Thursday, 22 April 2010

The London Book Fair Day Two: on the Subject of Black and Red and White Book Covers ...

Here's the thing:
Of course, this was one of the burning questions at the book cover panel at the London Book Fair. Why do these books want to look alike?

When the audience posed this question, Antonia Pelari, rights director of Scholastic, did not hesitate:
As a publisher you would be mad not to put a book out there with a black and red cover. We did do a black, red and white cover (Shiver) and we did do very well.
Antonia pointed towards market research in which they asked book buyers what influenced their purchase of a book. Was it a review? A poster? A blog? Inevitably the answer was: "I saw it in a bookshop".

But what about all those books for teenagers with headless girls? If covers are supposed to help a book stand out, why make them all look alike? In 2008 I blogged about the trend for headless girls. Here is a sampling of covers (by some mighty fine authors, I might add) that suffer from display the headless syndrome:

Patrick Insole, art director for Walker Books, replied:
In the UK, we are genre-led. I've been responsible for a few closely cropped heads myself. Publishers want to do whatever the publishing conventions in the genre are at the time ... From (the point of view of the publisher) there is a demand for it. When booksellers (tell us), yes it’s just like the one that sold lots and lots of copies. Could (your cover) be a bit more like that one?
But the product doesn't stand out ... why can't publishers try to be different? To this, Insole said ruefully, "It's scary!"
It depends on the willingness of the bookseller to take a chance on a new look. It’s quite hard to take a risk like (designing) a cover that's not like anything in its genre. You might do if you’re bold enough and you put enough effort into the marketing. (But) all too often you try someting different and it just vanishes. Then you have to rejacket it to look like everything else.
Adds Antonia:
We do take risks sometimes. But risks cost. So you have to be very sure of what you are doing.

The London Book Fair Day Two: It's the UK against the world in book cover design

The talk was meant to be about international perspectives on cover design - there were to be two British publishers — Patrick Insole from Walker Books and Jon Lambert from Templar — and Christine Baker from the French publisher, Gallimard Jeunnesse.

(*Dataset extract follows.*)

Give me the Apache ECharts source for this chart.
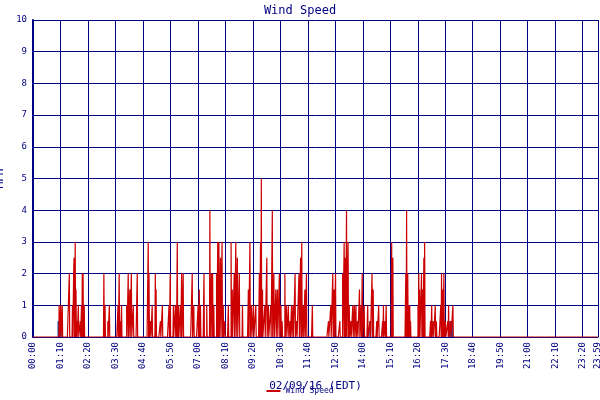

But we lost the French publisher due to the transportation chaos - Antonia Pelari, rights director of Scholastic stepped in at the last minute.

Patrick, Antonia and Jon

Despite the exotic sound to her name, Antonia is as British as the other two speakers making the 'international panel' thoroughly UK led. But I thought the resulting event - though not what it said on the tin - was revelatory about the UK market. Illustrator John Shelley blogged very perceptively about it today.

Jon of Templar showed the evolution of this Eragon cover with the author Christopher Paolini very much hands on - changing the key image up to the last minute. But this is an aberration rather than the rule. The author may be consulted but the opinion that counts the most would be "the client". Who's the client? The bookseller.

Patrick of Walker showed the evolution of international covers for The Savage by David Almond and illustrated by Dave McKean. Candlewick, the American arm of Walker, felt that the original cover (on the right) was too "brutal". So McKean came up with the cover on the left which is the US cover.

It just goes to show that violence is in the eye of the beholder.

Here's the French cover - very chic. Said Patrick, "Even though internationally the covers (of The Savage) look different, there’s a family likeness to all the books."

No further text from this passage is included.